Task ->
Locate the string "chart" in the records below. Copy every line where it occurs.

Record set ->

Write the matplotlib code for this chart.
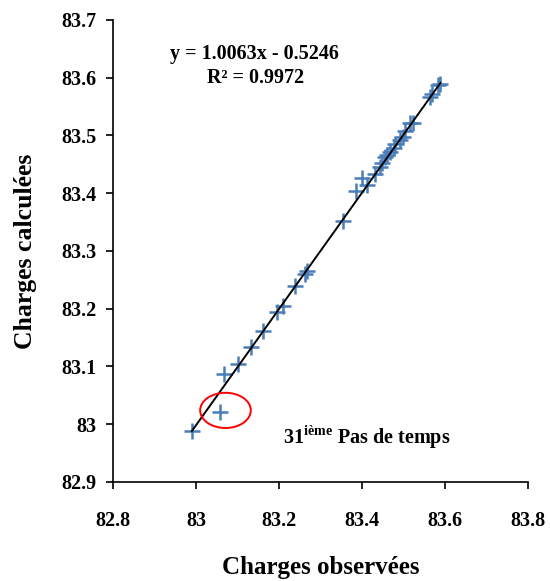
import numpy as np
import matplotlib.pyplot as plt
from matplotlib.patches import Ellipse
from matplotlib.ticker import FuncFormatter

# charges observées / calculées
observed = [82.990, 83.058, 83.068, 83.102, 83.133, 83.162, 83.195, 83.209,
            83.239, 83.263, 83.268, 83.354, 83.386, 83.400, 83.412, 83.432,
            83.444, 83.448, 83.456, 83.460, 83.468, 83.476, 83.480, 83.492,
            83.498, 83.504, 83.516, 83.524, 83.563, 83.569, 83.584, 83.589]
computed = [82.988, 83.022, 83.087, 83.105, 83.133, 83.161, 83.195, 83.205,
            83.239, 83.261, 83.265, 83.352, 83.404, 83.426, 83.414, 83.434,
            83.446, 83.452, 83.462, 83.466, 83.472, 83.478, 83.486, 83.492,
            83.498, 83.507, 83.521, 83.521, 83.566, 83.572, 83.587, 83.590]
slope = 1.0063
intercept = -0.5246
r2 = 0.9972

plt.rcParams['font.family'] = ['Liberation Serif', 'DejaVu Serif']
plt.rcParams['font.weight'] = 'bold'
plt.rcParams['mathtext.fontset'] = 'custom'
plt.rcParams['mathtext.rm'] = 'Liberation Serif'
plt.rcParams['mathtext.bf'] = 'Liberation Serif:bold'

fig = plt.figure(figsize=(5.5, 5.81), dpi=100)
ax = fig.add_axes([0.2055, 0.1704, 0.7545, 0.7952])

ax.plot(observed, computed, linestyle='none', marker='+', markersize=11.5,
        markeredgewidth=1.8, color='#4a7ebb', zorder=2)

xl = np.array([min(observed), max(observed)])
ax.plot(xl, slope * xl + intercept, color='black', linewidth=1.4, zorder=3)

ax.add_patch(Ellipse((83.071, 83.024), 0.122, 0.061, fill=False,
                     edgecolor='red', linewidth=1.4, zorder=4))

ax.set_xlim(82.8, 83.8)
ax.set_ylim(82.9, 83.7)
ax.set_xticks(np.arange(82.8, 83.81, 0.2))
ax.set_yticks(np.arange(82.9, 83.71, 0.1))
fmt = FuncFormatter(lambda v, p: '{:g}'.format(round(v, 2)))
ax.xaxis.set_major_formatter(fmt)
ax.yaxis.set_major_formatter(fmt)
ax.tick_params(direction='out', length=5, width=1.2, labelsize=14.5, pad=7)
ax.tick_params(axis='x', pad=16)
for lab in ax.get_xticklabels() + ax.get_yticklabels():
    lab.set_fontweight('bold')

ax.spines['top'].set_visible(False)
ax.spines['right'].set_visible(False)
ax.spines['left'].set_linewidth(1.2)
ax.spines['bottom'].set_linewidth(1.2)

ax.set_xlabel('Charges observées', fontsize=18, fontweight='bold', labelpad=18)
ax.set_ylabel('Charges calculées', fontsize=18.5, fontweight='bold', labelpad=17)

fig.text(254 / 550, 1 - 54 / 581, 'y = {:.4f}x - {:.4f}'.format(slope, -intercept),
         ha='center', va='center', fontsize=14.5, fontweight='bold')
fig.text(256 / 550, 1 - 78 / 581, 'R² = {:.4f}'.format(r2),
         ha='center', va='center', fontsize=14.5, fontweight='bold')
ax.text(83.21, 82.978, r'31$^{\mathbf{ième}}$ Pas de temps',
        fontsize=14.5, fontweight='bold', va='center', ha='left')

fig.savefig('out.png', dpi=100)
==
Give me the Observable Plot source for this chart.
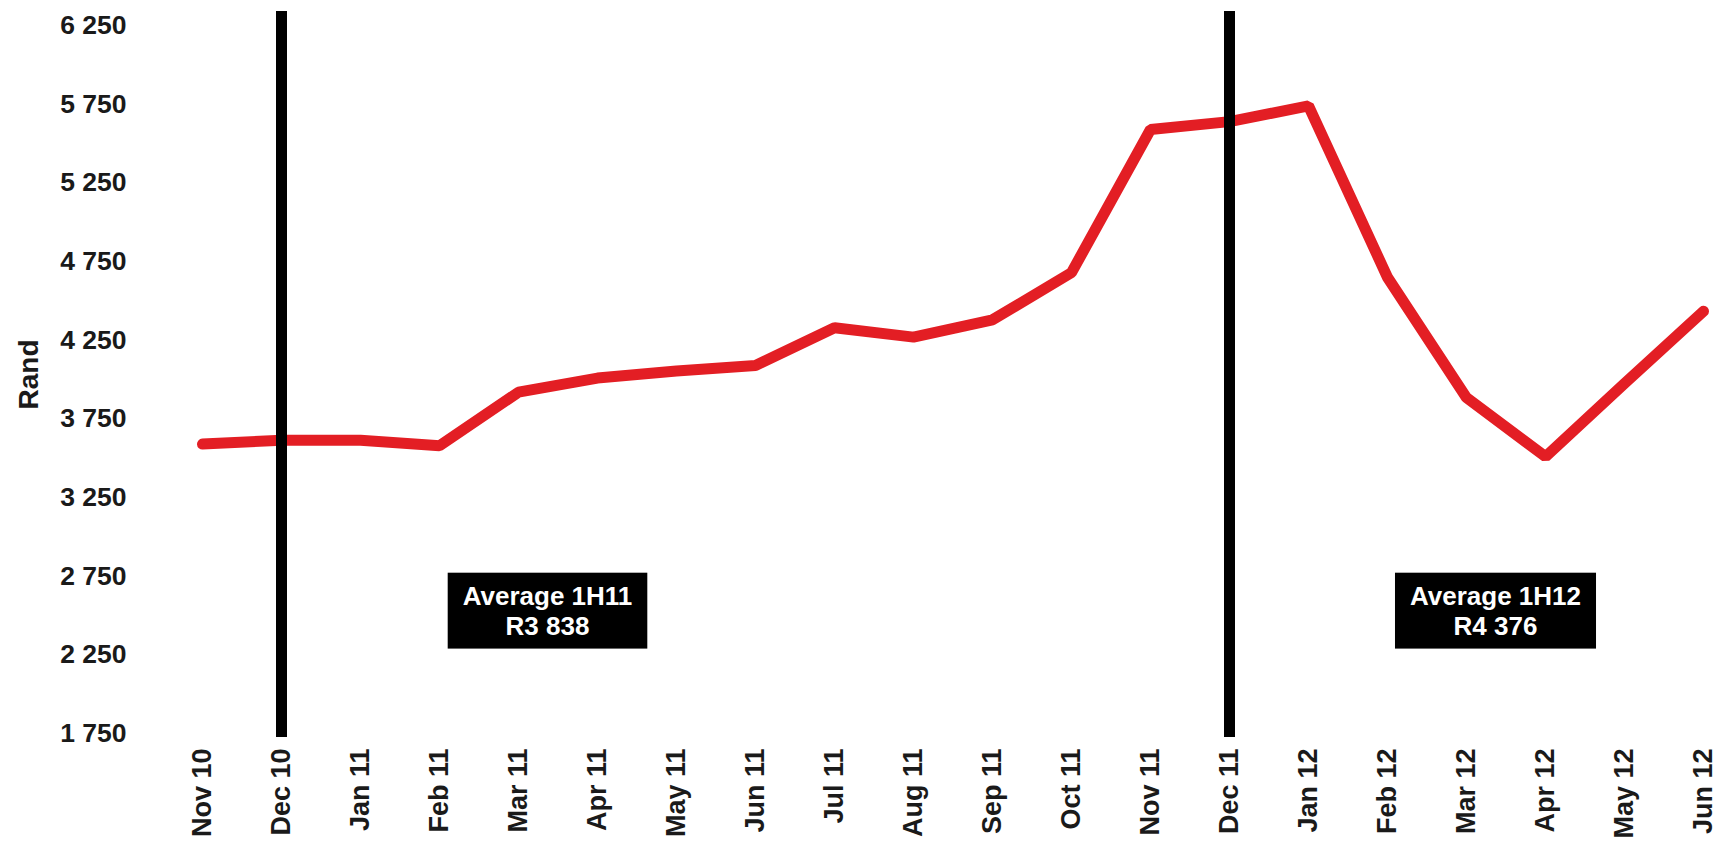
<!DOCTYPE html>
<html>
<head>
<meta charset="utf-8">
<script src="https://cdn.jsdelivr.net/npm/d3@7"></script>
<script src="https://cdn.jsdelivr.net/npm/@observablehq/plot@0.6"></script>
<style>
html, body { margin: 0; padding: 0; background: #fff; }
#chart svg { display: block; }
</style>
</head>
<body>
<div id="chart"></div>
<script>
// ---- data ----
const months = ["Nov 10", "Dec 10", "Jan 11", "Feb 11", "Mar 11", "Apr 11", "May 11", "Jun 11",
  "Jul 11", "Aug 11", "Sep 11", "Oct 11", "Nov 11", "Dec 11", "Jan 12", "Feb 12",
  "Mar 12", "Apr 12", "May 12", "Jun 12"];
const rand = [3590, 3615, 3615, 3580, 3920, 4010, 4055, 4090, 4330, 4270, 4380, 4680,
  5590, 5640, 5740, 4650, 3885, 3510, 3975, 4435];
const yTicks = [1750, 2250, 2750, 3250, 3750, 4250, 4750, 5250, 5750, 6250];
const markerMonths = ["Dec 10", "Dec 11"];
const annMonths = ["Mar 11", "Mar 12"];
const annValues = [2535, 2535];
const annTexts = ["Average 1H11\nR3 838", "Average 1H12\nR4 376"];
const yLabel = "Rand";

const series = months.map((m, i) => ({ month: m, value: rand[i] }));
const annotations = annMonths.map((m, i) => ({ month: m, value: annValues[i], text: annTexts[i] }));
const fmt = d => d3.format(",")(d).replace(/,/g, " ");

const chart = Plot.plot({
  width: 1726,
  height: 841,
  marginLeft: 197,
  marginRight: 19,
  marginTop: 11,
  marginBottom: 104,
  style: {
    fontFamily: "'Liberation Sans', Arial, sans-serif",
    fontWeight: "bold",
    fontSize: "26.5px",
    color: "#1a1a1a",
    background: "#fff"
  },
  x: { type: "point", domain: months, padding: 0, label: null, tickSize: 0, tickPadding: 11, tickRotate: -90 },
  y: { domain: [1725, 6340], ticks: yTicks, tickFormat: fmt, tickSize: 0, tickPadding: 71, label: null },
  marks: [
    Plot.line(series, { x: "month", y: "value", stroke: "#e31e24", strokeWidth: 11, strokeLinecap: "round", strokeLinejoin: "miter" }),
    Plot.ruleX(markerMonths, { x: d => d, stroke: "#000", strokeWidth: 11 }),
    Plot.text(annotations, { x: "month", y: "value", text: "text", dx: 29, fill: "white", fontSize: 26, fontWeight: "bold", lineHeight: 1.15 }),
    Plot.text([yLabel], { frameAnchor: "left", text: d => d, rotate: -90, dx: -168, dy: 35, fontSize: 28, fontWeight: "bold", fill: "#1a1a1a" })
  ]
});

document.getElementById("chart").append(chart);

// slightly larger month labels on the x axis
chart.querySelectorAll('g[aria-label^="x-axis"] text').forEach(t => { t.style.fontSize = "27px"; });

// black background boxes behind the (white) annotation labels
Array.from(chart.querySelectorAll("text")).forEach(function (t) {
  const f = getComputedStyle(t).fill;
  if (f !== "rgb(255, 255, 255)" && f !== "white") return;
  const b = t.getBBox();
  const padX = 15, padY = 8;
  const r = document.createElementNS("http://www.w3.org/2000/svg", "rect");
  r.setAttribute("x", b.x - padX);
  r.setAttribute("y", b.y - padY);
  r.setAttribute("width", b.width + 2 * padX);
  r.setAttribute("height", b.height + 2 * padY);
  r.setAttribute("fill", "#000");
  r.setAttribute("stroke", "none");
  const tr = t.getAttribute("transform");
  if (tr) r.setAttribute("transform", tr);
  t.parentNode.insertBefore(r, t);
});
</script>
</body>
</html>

Completed exercise ->
Write the matplotlib code for this chart.
Give me the Observable Plot source for this chart.
#chart svg { display: block; }
<div id="chart"></div>
const chart = Plot.plot({
document.getElementById("chart").append(chart);
chart.querySelectorAll('g[aria-label^="x-axis"] text').forEach(t => { t.style.fontSize = "27px"; });
Array.from(chart.querySelectorAll("text")).forEach(function (t) {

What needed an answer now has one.